= EXERCISE OBJECTIVE =
Pull every line of the entries that has the word "this".

= DATASET RECORDS =

::::::

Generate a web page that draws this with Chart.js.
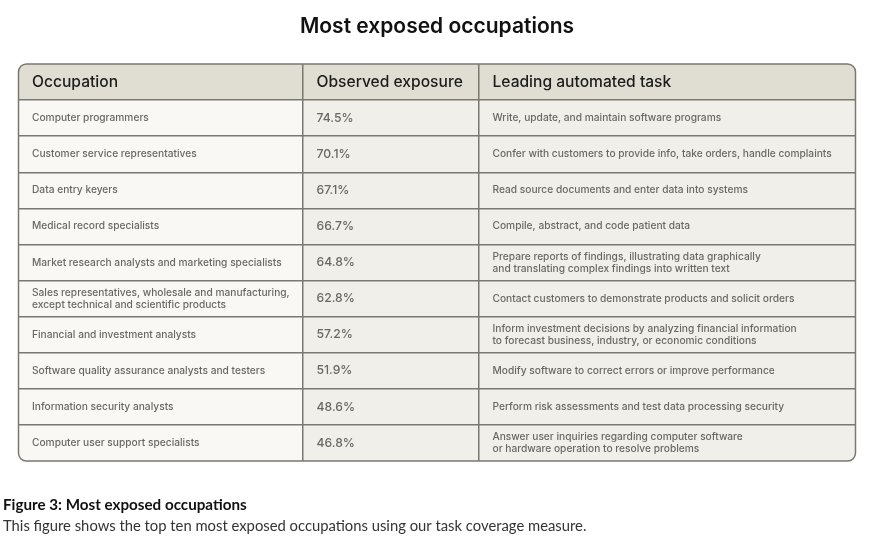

::::::

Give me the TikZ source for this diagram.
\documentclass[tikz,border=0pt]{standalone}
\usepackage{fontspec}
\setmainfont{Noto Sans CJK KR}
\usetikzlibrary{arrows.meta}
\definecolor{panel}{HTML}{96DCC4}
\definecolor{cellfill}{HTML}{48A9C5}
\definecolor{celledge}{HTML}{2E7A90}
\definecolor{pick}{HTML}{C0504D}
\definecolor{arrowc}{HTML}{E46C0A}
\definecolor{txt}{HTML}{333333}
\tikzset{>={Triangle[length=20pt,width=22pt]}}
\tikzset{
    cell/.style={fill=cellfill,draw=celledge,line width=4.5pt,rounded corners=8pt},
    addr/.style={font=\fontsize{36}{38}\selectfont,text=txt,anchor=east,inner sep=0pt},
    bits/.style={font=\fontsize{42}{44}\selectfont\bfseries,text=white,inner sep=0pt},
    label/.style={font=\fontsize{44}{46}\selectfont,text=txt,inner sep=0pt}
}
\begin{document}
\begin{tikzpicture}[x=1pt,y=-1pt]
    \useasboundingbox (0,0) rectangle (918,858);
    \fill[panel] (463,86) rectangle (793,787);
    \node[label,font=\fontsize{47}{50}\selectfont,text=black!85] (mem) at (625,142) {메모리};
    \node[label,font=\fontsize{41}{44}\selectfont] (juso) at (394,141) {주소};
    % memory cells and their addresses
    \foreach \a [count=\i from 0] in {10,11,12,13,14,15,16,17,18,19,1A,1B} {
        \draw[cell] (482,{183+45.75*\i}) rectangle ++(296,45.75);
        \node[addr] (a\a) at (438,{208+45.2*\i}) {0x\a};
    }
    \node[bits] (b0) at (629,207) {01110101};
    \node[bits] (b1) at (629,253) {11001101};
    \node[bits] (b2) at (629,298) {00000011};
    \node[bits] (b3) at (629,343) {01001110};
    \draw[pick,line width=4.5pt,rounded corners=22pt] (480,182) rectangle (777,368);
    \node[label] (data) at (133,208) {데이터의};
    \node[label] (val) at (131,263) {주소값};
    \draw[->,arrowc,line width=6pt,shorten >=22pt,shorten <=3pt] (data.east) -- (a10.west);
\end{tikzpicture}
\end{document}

::::::

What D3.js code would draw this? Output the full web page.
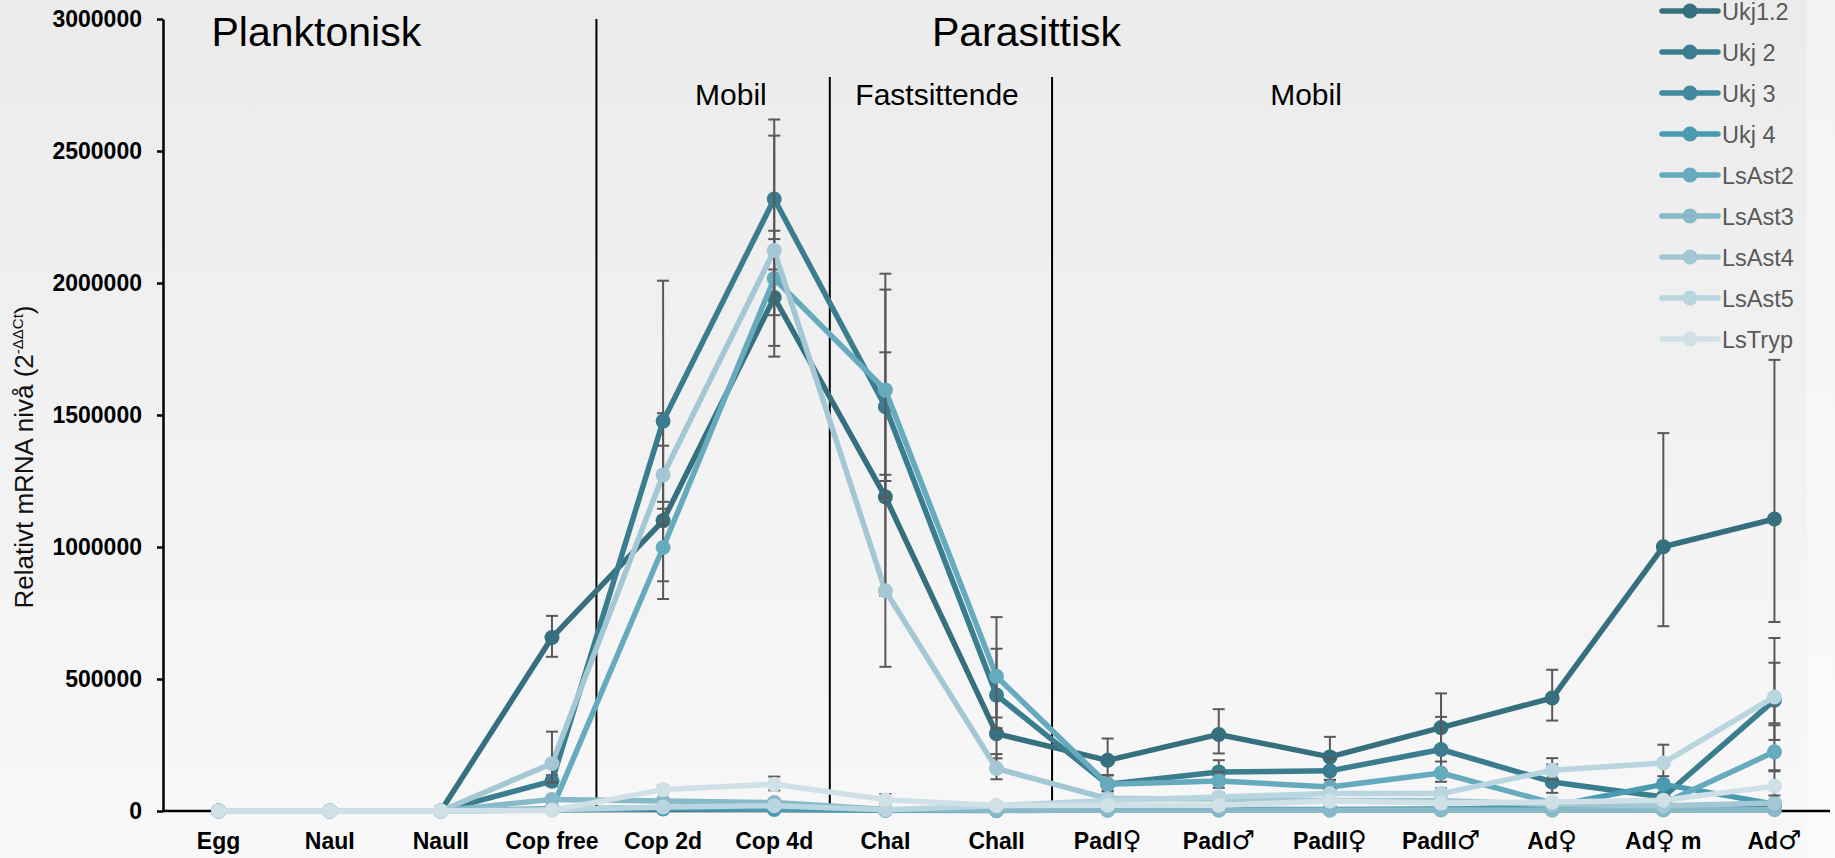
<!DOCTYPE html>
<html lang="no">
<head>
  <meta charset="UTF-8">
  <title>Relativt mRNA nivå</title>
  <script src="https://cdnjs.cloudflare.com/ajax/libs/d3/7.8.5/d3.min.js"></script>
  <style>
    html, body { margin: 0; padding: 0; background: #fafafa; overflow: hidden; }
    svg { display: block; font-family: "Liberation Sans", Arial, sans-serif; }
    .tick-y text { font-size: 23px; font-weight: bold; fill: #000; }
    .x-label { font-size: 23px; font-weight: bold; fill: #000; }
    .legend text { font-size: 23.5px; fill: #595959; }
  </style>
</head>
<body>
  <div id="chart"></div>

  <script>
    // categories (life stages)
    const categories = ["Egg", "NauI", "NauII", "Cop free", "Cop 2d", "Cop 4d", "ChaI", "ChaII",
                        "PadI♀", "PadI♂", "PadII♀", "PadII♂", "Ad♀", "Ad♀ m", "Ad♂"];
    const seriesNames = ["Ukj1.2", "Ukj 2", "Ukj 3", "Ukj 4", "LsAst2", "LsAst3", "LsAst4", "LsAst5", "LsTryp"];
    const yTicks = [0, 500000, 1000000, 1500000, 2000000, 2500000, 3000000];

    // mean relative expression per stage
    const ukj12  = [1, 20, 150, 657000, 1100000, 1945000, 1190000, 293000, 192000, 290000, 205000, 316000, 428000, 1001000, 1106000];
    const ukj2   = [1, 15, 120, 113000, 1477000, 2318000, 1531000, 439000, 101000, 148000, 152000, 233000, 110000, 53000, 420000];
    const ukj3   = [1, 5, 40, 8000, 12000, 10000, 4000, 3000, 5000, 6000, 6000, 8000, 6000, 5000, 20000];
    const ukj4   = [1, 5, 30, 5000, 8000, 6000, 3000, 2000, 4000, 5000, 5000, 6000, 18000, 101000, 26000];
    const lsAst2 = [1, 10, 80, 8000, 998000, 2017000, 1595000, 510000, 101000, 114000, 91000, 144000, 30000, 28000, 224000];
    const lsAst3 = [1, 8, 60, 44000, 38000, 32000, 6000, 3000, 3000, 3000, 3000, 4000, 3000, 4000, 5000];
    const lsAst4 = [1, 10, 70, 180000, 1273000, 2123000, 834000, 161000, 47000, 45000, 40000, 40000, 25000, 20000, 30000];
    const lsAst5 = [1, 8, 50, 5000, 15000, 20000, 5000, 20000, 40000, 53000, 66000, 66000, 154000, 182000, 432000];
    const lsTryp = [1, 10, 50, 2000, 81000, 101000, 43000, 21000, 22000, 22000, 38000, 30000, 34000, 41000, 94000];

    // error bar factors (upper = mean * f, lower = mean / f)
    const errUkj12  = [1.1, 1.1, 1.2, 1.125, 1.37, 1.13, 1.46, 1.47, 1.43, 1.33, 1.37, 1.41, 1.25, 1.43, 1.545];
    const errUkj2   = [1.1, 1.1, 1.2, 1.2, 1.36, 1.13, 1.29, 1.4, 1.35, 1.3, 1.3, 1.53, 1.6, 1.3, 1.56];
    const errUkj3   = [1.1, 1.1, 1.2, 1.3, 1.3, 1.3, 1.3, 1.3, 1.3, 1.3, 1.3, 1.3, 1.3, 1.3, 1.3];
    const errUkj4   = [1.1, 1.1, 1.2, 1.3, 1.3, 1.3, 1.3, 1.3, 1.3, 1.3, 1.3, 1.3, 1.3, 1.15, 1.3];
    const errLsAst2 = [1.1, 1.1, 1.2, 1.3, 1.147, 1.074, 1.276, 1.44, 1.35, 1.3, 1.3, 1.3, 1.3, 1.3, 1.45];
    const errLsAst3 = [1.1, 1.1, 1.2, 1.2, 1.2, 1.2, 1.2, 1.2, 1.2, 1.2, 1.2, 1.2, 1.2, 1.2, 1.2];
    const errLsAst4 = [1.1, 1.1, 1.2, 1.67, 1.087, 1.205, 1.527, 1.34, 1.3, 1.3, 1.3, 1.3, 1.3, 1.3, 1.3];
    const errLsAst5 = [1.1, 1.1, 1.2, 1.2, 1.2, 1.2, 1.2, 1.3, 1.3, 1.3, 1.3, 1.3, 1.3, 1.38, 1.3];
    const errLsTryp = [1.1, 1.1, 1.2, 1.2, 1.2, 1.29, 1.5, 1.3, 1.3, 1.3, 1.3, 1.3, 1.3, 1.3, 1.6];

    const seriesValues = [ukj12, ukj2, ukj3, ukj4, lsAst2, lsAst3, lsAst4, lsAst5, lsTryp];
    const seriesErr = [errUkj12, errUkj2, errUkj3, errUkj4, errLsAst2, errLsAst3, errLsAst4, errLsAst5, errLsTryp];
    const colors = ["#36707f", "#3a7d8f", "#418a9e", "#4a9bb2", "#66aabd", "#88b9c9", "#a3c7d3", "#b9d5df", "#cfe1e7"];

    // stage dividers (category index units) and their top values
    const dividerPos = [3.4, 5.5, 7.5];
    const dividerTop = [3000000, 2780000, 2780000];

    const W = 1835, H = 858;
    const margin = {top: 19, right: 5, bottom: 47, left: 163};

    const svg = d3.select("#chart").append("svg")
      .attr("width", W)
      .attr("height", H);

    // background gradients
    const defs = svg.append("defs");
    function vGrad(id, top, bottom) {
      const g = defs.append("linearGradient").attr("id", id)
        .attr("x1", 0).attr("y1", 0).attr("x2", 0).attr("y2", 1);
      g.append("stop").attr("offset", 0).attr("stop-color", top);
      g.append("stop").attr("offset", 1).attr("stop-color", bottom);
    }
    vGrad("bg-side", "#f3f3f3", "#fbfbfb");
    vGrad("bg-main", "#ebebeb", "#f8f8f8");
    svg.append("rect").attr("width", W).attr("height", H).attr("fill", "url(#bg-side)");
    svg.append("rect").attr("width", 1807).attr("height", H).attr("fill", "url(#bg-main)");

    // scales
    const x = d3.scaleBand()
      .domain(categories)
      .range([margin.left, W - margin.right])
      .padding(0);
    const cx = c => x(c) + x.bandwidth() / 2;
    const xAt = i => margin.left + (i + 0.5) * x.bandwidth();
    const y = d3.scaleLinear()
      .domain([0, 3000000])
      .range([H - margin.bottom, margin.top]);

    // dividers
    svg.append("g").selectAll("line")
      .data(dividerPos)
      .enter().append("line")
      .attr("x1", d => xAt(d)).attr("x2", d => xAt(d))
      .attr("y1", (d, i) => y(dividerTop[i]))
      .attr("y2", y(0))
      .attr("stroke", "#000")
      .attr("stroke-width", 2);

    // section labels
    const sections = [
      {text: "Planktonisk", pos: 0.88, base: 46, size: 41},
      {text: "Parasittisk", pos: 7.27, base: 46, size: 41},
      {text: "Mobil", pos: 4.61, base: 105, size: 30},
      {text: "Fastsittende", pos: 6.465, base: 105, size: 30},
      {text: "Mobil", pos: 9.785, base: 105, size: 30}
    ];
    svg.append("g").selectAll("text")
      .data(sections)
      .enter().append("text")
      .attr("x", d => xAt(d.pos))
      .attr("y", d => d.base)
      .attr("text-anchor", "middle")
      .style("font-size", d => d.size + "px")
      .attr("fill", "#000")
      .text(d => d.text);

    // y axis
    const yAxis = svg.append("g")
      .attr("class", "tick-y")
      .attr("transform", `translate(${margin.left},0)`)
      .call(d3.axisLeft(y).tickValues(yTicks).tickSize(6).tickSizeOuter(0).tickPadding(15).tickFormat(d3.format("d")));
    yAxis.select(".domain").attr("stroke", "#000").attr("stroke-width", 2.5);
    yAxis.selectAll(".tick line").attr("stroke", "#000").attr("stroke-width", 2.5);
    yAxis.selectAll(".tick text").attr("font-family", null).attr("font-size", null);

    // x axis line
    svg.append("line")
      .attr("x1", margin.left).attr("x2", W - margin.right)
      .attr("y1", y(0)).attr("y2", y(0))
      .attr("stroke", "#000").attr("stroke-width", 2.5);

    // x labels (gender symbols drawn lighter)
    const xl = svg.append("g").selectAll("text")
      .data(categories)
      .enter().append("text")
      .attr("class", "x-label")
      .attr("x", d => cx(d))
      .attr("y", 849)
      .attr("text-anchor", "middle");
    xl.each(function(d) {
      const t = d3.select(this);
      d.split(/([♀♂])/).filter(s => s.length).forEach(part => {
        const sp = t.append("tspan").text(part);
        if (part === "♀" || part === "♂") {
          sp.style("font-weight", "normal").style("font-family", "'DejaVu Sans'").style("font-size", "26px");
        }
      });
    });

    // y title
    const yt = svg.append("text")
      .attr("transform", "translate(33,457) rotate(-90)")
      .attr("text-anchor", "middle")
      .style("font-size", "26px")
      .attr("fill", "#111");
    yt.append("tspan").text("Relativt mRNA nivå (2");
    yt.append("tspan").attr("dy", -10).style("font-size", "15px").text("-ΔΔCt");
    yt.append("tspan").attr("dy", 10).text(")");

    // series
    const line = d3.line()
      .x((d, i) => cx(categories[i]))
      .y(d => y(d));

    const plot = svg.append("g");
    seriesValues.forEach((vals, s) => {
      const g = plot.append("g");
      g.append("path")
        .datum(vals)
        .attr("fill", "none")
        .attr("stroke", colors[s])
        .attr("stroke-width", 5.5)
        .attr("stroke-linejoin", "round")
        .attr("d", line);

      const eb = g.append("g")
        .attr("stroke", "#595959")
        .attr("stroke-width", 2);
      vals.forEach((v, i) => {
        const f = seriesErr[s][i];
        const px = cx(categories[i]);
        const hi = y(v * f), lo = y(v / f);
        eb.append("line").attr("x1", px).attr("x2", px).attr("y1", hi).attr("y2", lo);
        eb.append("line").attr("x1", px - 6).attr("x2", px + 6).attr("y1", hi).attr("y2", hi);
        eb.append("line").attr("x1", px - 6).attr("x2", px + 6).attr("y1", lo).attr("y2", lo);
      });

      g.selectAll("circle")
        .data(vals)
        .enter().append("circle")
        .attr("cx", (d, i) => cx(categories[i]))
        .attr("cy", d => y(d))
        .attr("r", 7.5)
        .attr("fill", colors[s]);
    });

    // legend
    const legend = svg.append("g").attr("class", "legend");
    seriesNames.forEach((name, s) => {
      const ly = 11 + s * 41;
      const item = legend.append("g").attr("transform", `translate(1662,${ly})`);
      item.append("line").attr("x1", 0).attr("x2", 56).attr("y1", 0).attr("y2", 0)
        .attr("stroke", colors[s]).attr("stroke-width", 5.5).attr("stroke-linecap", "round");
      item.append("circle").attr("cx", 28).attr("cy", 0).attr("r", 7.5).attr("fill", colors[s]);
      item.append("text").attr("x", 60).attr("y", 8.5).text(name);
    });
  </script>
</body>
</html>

::::::

= SOLVED EXERCISE =
Generate a web page that draws this with Chart.js.
Give me the TikZ source for this diagram.
What D3.js code would draw this? Output the full web page.
      const t = d3.select(this);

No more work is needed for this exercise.